Bitcoin is extremely hard to value. Structurally, it is difficult for it to function as a medium of exchange in the way money does, and in the end, its value is determined by how many people believe in Bitcoin. It is similar to gold, but gold is a mineral that can be physically used once processed, and it has served as a store of value for thousands of years in human history. By contrast, Bitcoin’s 15-year history is hardly enough time to fully test that belief. Up to now, Bitcoin’s price has been linked to the passionate evangelism of a handful of early adopters and the number of converts they persuaded, and those believers have been rewarded with enormous gains. Ultimately, Bitcoin is an asset with a unique characteristic: its value is not determined by information or utility; rather, price itself becomes value.

Perfect Prey for the Gamma Trap

Photo by Ludde Lorentz on Unsplash
Photo by Ludde Lorentz on Unsplash

As with every other financialized asset class, there is a vast array of derivatives built on Bitcoin, and market participants do everything they can to maximize their own profits. Markets can throw up all kinds of scenarios, but in an environment like today’s, where prices are falling, investors who have put large sums into Bitcoin will buy put options to minimize their losses.

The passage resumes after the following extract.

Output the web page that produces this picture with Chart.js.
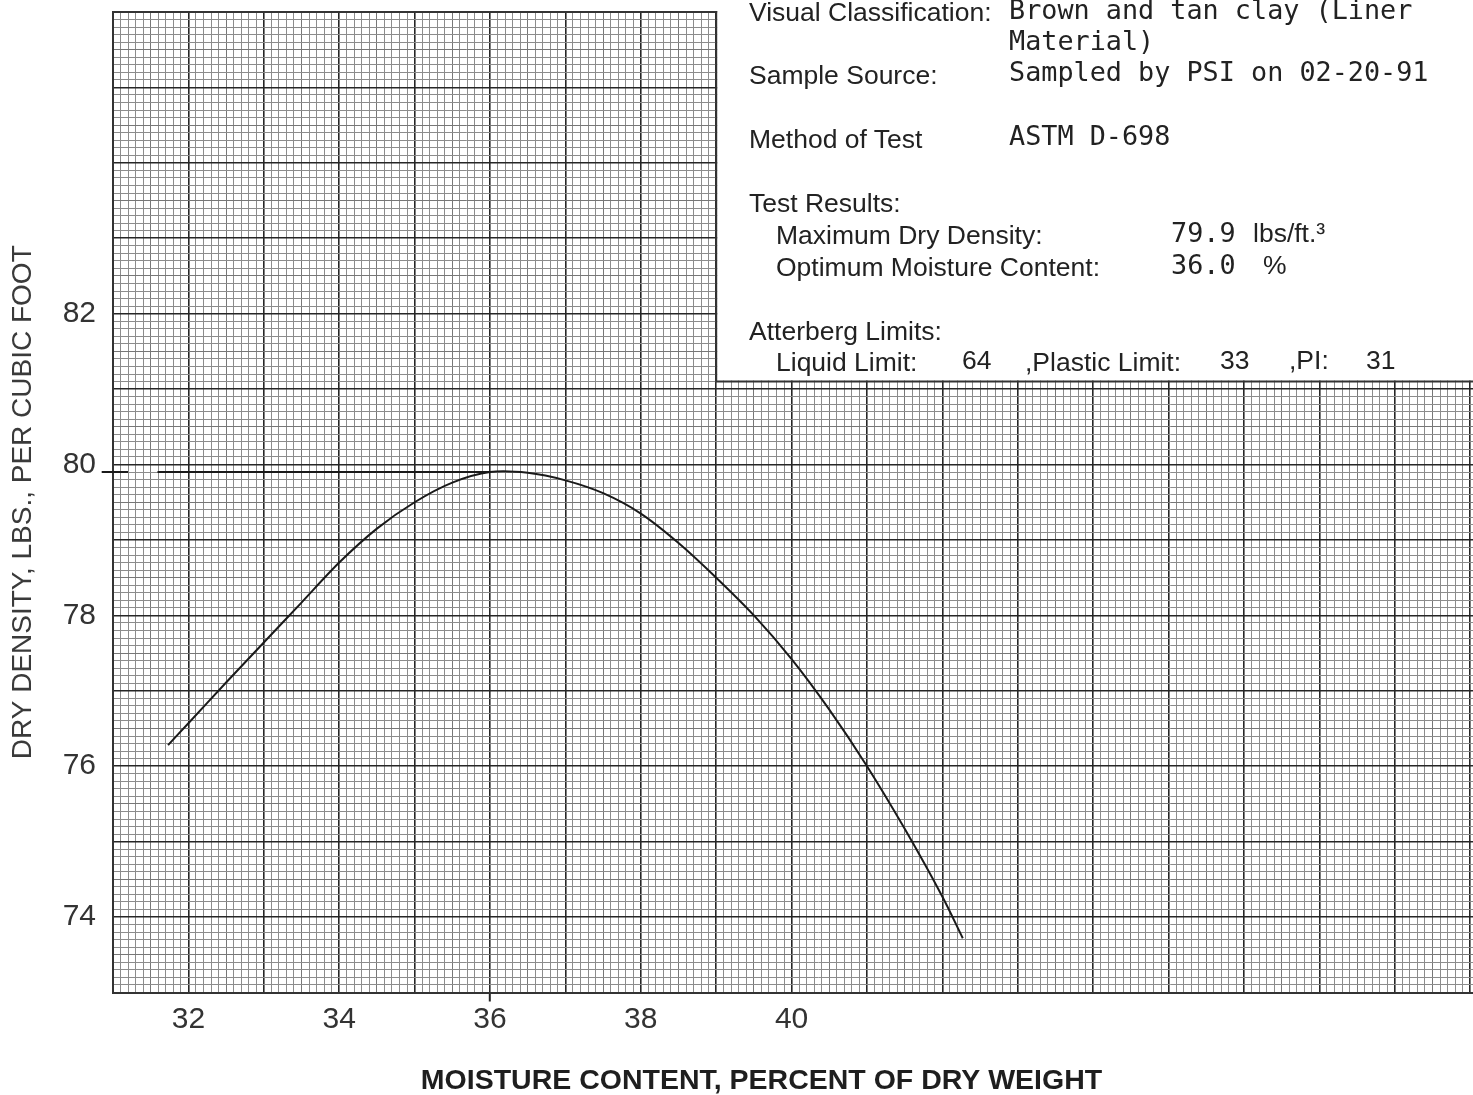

If there are buyers of put options, there must be sellers on the other side. These are mainly liquidity providers known as market makers. They are not gamblers betting on Bitcoin’s value. They are mechanical actors that rely on math and algorithms, focused solely on collecting fees and spreads while keeping their risk neutral.

This is where the real culprit behind Bitcoin crashes—a negative gamma feedback loop, or gamma trap—kicks in. When terrified investors rush to buy puts, the market makers on the other side end up holding a large short position in put options. In technical terms, they are in a short gamma position. This is dangerous because the actions market makers must take to neutralize their risk boil down to one rule: sell when the market falls, and buy when the market rises.

When Bitcoin’s price drops, the market makers’ algorithms react instantly. To keep their short put positions hedged, they instruct the sale of Bitcoin in the spot or futures market. This mechanical selling dumps supply into a market with few buyers, pushing prices down further. As the price falls more, the algorithms recalculate that their position risk has increased and that they need to sell even more.

When volatility spikes, things get even worse. The higher the volatility, the more aggressively market makers have to sell, and the volume they unload grows exponentially. By this point, there are almost no human traders left trying to buy the dip. Their place has been taken by ultra-short-term trading algorithms which, the moment they detect a barrage of sell orders, pull their bids and step back from the market.

In the end, there is no one left willing to buy, yet a mechanically mandated wave of sell orders keeps flooding in, creating a kind of vacuum. This is what lies behind a flash crash, where prices collapse in an instant. In the stock market, there is at least a floor in the form of corporate earnings, and at that point value investors step in to break this vicious cycle. Investors like Warren Buffett, who are extremely disciplined about assessing value, will judge that a stock has become very cheap relative to a company’s earnings or potential. For example, if a solid company’s share price had been so high that its dividend yield was only 2%, but then the price suddenly plunges and the yield jumps to 6%, they see that as an opportunity to acquire a large stake at an attractive price and move in with large-scale purchases. As other investors, recovering from their fear after seeing this in the news, return to the market, stability gradually comes back.

Bitcoin, however, is an asset whose price is its value. When the price collapses, confidence in its value collapses with it. The conviction that was supposed to act as a support level evaporates along with the price.